Q: Tell us what you did, as a kid, if you can remember.

I was something of a neighborhood bully. We would extort ice cream money, like there was like a local gang for the six year-olds and five year-olds and so I took after my brother, my brother’s super wild. Like everybody in the neighborhood would know him and he would beat the hell out of kids and then I would just kinda follow in his footsteps. Like the quote-unquote rich kids, the kids who had connections with the Communist party or whatever it is like we would extort ice cream money, harass them, we did all kinds of things with the neighbors and stuff like that. We were basically raised by the neighbors here who would bring things back and tell my mom whatever it is.
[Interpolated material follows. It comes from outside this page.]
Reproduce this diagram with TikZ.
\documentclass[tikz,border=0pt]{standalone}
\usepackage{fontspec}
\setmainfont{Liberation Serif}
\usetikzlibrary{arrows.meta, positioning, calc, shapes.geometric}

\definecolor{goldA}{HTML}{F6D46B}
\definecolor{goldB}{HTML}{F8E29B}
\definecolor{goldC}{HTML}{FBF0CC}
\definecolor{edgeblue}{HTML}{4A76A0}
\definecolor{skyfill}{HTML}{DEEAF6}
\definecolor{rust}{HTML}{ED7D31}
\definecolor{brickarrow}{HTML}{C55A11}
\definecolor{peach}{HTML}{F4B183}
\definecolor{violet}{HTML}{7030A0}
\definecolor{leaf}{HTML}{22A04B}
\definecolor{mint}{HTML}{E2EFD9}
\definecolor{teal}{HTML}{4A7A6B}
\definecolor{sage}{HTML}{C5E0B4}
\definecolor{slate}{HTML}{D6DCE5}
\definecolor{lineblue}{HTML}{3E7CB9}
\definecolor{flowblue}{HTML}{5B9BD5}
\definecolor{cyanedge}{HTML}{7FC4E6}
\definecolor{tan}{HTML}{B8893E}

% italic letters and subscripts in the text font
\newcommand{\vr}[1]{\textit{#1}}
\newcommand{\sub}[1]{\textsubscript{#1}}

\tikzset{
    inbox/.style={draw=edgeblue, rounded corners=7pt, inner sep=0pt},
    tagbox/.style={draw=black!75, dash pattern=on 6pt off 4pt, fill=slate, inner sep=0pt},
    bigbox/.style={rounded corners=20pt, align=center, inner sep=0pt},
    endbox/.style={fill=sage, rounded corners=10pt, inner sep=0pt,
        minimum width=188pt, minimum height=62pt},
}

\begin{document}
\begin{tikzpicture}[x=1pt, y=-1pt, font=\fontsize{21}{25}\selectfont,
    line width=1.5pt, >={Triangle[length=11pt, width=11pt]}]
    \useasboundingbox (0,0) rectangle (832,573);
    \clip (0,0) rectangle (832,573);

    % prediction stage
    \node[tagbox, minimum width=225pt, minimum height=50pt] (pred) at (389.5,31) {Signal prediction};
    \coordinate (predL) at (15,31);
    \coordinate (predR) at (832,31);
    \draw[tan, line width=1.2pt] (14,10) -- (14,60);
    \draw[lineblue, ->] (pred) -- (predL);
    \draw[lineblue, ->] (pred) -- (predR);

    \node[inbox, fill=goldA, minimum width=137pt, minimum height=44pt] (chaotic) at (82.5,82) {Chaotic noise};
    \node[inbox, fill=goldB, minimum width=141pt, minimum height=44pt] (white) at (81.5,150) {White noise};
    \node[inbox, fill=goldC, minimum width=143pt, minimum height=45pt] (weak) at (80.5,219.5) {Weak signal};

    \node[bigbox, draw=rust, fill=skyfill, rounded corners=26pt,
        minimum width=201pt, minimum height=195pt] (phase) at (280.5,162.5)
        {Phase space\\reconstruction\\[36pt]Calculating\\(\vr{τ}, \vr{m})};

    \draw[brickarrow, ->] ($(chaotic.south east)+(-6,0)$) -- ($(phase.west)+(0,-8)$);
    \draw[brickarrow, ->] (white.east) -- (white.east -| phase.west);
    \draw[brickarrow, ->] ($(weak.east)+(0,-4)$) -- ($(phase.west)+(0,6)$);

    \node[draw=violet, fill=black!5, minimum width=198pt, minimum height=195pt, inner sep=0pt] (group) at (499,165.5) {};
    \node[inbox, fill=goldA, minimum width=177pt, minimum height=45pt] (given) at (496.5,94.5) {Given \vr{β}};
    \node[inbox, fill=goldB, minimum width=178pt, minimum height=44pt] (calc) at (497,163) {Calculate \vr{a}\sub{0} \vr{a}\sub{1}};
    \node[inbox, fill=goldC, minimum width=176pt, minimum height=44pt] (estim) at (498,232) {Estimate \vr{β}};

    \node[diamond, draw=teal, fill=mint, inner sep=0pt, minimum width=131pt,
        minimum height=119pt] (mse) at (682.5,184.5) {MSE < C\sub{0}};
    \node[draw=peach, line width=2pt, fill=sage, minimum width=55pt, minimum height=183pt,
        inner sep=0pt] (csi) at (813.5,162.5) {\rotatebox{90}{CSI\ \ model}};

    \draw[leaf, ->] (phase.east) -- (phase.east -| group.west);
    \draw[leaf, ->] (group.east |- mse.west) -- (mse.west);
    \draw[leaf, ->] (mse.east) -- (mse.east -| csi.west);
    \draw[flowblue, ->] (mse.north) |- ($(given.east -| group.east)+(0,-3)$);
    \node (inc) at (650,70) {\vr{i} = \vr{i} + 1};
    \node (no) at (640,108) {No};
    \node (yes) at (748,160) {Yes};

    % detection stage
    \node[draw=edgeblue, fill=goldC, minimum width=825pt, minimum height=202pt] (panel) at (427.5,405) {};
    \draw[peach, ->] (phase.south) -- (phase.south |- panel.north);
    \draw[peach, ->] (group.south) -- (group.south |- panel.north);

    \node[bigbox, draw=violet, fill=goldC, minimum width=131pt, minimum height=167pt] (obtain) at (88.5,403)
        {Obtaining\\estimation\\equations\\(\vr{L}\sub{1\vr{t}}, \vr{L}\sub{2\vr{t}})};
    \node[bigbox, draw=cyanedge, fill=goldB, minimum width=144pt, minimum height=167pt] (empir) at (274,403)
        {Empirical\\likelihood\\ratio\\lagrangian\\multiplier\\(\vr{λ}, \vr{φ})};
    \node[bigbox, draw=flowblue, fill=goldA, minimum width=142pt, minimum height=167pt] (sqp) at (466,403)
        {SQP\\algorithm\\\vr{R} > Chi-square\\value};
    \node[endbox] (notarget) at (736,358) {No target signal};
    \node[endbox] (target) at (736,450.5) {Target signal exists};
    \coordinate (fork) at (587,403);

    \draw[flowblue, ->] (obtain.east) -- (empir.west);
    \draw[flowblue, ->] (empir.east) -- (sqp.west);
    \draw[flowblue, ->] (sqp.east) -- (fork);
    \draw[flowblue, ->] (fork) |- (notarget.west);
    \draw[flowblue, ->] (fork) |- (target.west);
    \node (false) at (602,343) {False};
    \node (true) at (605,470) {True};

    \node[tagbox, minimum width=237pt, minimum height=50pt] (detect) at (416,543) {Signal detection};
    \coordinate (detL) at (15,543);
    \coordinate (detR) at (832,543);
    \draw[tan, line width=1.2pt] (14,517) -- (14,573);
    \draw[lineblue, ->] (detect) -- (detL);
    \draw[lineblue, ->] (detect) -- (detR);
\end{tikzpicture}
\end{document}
But my mom couldn’t be present most of the time so yeah. And that theme of kind of being like rug rats, being raised by the street life and stuff like that continued when we became refugees in Indonesia. But just those are some of my memories, and last thing I was going to say this too, actually we were also raised by my aunt and uncle and they actually had like a much more intact family. For my mom it was really hard, if you don’t have a male attached to you in Vietnam, that’s the sexism in Vietnam, you’re just not seen as an entity and so my siblings and I were partially raised by my aunt and uncle and they had like three kids and I distinctly remember just the unfairness because we didn’t have anyone to fend for us so like if there was good food or whatever it is, then my aunt and uncle, their kids got everything and so like there was nobody to fend for us and later on I’ll share some pictures when I was a kid, I have just a handful of pictures so you can kind of see what that little bully at five or six looked like.

Fleeing Violence

Q: What were the circumstances that led you to leave Vietnam? How old were you?

So I left when I was seven. This is 1982, and I’m going to look at some of my notes here for the specifics, but the circumstances were that basically if you, because my father was a private with the South Vietnamese Army, because of our political ties alone, you have to have connections in Vietnam. If you’re not with the Communist party, you can’t get the education or the job opportunities. But the weird thing with my family, my mom’s side of the family we have actually my oldest uncle is a really high ranking Communist official. So it’s a split, and I think that’s the case pretty much for a lot of Vietnamese families where like half of your family is Communist and the other half is not and so in fighting that happens in the families and so for my mom like even though she comes from family with money because they were all business people, very shrewd and very frugal. That’s something you need to know too, the stereotypes about the Northerners, the Central Region folks, and then the South. So the Bac–North–, Bac Giang is mid region, and then Nam is the South, they characterize the people. So my mom comes from a family, they’re just like super cheap and able to save up a lot of money and this is important in terms of the refugee experience because you need to have money in order to get people onto the boats and its a thousand dollars at this time per head, per person which is huge and we’re talking about they have to sell it in terms of gold and stuff like that and so like just the fact that we even have the house in Saigon tells you that we have money in contrast to lots of other people. So but anyways the risk there was basically gonna be my mom, being a single mother of three working at this cotton factory and having no opportunities to get ahead, so it was basically you slowly die out here as this non-entity if you remain in Vietnam or you basically have to give into the Communist party and join which by the way my paternal side, my aunt did. She’s like a multi-millionaire now over there, just to give you an idea of how far ahead you can get. And lots of people won’t join because of their desire for vengeance because of their loss of families and stuff.

Q:How did you escape?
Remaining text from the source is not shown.